Open-System Virus Particle Physics: A Path-Integral Viral Lattice Theory Using Non-Self Adjoint Stochastic PDEs and Fock-Space Formalism

TL;DR

This paper introduces a novel theoretical biophysics model for viral dynamics using a path integral and open-system framework, unifying wave mechanics, stochastic jumps, and Fock-space formalism to describe complex virus behaviors.

Contribution

It develops a comprehensive, mathematically rigorous model integrating PDEs, stochastic processes, and quantum-like formalisms to describe viral population dynamics in resource-limited environments.

Findings

Global wavefunction captures large viral populations as a single operator state.

Solutions remain finite norm despite unbounded occupant expansions.

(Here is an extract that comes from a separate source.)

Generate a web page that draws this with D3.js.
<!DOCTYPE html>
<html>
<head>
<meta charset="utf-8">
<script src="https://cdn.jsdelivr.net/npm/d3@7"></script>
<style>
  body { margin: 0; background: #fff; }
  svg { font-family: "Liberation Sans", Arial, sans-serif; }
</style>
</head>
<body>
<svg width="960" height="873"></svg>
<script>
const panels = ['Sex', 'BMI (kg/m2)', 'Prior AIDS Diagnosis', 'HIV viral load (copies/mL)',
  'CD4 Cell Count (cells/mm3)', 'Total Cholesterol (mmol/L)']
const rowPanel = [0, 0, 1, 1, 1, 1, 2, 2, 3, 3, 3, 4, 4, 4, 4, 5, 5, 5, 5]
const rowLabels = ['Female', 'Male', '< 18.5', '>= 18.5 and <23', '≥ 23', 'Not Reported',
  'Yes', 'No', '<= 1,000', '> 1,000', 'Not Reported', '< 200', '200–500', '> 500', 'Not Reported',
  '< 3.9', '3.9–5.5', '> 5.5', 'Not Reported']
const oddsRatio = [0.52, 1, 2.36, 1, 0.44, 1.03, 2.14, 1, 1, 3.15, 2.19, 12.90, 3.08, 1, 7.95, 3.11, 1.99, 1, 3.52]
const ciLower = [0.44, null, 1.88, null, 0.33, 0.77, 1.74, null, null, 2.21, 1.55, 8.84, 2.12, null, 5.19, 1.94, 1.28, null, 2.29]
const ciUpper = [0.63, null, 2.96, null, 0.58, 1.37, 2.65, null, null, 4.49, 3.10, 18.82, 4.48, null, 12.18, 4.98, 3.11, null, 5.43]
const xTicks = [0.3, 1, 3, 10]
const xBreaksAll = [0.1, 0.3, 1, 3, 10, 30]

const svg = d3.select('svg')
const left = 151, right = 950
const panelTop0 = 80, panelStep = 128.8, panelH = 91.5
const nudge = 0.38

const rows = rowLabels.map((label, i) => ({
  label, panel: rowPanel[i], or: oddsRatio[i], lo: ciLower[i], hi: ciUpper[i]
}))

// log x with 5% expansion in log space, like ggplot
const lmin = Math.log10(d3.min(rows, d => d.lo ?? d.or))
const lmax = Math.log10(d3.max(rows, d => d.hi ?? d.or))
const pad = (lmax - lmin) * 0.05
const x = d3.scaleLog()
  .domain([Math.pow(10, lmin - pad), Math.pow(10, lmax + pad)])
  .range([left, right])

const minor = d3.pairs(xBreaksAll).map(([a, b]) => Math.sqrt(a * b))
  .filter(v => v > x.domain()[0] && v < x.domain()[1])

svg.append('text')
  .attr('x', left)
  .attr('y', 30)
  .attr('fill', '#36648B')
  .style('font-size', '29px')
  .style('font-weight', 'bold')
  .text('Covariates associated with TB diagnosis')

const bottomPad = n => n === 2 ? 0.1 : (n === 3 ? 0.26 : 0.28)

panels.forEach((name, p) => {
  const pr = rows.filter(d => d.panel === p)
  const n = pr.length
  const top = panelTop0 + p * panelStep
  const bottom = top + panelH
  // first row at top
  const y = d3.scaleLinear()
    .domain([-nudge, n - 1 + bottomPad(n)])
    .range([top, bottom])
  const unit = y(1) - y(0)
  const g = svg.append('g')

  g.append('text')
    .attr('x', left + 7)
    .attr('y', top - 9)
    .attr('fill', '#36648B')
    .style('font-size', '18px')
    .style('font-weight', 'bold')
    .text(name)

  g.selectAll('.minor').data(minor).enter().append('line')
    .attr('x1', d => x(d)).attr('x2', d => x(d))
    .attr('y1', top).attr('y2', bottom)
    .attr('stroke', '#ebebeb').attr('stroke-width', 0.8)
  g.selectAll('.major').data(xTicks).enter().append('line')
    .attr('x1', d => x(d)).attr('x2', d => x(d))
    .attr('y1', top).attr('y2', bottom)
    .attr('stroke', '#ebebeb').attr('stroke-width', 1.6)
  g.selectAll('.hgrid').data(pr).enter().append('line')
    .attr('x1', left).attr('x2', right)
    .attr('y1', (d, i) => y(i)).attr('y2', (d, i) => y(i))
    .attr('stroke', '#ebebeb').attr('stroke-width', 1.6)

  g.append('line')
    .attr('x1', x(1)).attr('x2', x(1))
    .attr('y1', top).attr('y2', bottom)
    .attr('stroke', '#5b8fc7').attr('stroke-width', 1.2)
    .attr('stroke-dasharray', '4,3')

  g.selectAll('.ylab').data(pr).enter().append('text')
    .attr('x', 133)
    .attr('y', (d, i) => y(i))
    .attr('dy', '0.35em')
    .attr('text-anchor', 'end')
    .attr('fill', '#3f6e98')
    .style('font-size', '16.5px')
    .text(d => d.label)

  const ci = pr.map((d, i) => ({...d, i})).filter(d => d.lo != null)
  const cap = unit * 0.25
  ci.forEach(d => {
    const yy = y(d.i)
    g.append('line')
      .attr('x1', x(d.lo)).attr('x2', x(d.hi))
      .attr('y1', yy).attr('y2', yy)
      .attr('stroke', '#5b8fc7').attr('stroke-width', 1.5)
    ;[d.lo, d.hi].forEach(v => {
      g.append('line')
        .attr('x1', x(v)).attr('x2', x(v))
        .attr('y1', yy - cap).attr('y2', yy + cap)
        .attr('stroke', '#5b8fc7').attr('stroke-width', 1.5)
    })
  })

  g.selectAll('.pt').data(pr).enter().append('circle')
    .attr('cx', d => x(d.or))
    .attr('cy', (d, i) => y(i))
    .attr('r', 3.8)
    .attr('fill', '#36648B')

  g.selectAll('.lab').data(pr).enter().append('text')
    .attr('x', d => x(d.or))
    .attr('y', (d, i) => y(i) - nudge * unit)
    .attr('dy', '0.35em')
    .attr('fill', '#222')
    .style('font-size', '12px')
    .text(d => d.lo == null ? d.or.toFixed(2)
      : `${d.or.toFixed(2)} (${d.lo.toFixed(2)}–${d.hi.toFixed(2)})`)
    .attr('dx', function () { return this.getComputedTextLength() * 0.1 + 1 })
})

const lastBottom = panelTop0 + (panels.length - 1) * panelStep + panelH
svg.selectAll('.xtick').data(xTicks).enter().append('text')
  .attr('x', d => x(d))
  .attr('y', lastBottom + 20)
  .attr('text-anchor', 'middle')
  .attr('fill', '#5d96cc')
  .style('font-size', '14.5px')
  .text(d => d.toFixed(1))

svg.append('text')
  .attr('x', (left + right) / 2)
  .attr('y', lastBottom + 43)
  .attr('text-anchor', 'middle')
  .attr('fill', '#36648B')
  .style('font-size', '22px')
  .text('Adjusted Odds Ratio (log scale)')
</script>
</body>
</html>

Model accommodates non-self-adjoint operators with damping and noise.

Abstract

We develop a comprehensive theoretical biophysics model grounded in a path integral perspective and an m-sectorial open-system framework, to describe complex, damped viral phonon dynamics in resource limited and noise driven environments. By unifying wave mechanics (via PDEs with multiplicative noise), Markov jumps for occupant or arrangement transitions, and second quantized (Fock-space) expansions, our construction accommodates an unbounded number of viral lattices in a single global wavefunction. In doing so, we capture how an entire population potentially numbering in the millions may be represented by a single operator theoretic state, or orbit, whose evolution is governed by non-unitary semigroups with potential equilibrium or non equilibrium steady states. This approach admits action functionals over the space of system trajectories, enabling large deviation and flux analyses whenever detailed balance is broken by sustained resource inputs, as often happens in real infections. Such a global wavefunction thus synthesizes PDE wavefront modes, occupant transitions, and stochastically induced rearrangements into a single evolution equation, capturing how local capsid vibrations might catalyze large scale replication bursts, and vice versa. Our proofs show that, despite unbounded occupant expansions or morphological continuums, solutions remain finite norm over finite times. The well posedness extends to non-self-adjoint operators with complex damping, irreversibility, and operator-valued-noise, thus mirroring host constraints and immune factors that restrict virus proliferation. Our formalism invites direct experimental cross validation, from single virion tracking to population assays, and offers predictive insights for resource limited replication, capsid reorganizations, and potential intervention strategies in modern virology.